I’m taking today to not discuss writing. It’s a thing I do occasionally. Instead, I want to talk about people.
I was a part of two rather interesting discussions yesterday. The first was involved the new Indiana Jones movie, and the other got me thinking.
The Indiana Jones one was fairly typical for the internet. Some one posted an article about the movie, and fifty people immediately jumped to “It’s a terrible move, and cash grab! It’s going to suck.”
And, at first, I didn’t care. I’m an old school, hardcore geek. Most people think my interests are weird and/or boring. I’m used to it. But as the thread continued, the amount of vitriol aimed at this movie (which is pretty much all rumor at this point) began to get to me. I was (and am) excited about this. I love Indiana Jones and Harrison Ford is too old (dammit) to play the part. Chris Pratt will, probably, be an awesome Indy.
But my dear gods, people were talking about this movie like it was the anti-Christ on celluloid. And I got mad. As my friends will tell you, once I get the bit between my teeth, I will not give up.
And it wasn’t that I wanted to convince them that this was going to be a great movie. I wanted them to admit that remakes aren’t inherently terrible. I even said multiple times, “If you don’t want to watch it, fine, don’t.” They refused to stop saying it was going to be terrible and ‘ruin’ the legacy of the first three.
And it seemed that no matter how many times I pointed out that good movies can and have been remade/rebooted into equally good movies, they would not budge. Even when they admitted that a certain remake was good.
There were so damn many pivots in the discussion, but I refused to stop. After refuting their diversionary tactics I kept circling back to my point: Not all remakes/reboots are terrible.
And while that discussion was circling the drain, I tiptoed in on another. Some one was complaining about their friend being ‘too sensitive.’ Their complaints centered on the phrase ‘Well, that’s just your opinion.’ The complainer seemed to feel that this phrase was unnecessary, as they had only pointed out that they don’t like the X-men.
Upon reading the alleged conversation, I came to a conclusion. It wasn’t that the complainer didn’t like X-men, it was how they said it. They made it sound like a judgement call. It wasn’t that they didn’t like X-men, they made their friend feel stupid for liking X-men.
And upon that realization, I turned back to my discussion of Indiana Jones, and to post yet another refutation (Guys, seriously, they do reboot plays.

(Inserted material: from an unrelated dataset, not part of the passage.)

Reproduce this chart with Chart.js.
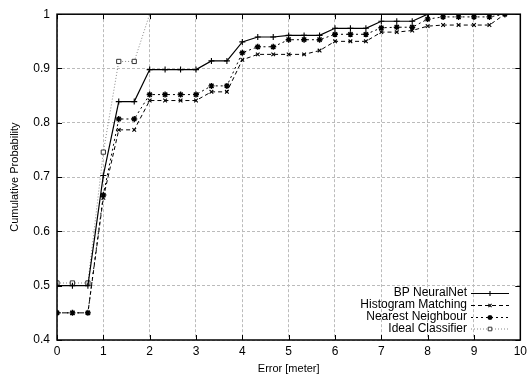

Rent is a reboot of La Vie Boheme!), and I realized what my real problem was.
I don’t care if you don’t want an Indiana Jones reboot! But I do care if you make me feel inferior or stupid for wanting one. And I will defend my right to like whatever the hell I want.
And we’ve finally come to my point. Everybody talks about how ‘sensitive’ people are these days, without ever thinking about what they themselves are saying. Maybe it isn’t that people are sensitive. Maybe you’re being a jerk.
And it’s especially grievous when I’m talking to other writers. We’re supposed to attention to language. We’re supposed to think about wordage and usage, and how it affects other people.
I’m not pointing fingers, and I certainly avoided names in this. I also doubt anybody involved in either discussion reads this blog. So why bother?
Well, I think it needs to be said, and often. If you find yourself complaining that people are too sensitive all the time, maybe it’s not them. Perhaps, it’s you.
And even if you’re not, think about what you say. Consider the fact that the people who read and/or listen to your words are people with thoughts and emotions. What you say means something. Words do not exist in a vacuum and they don’t have handy little links that people can click to see your true intent.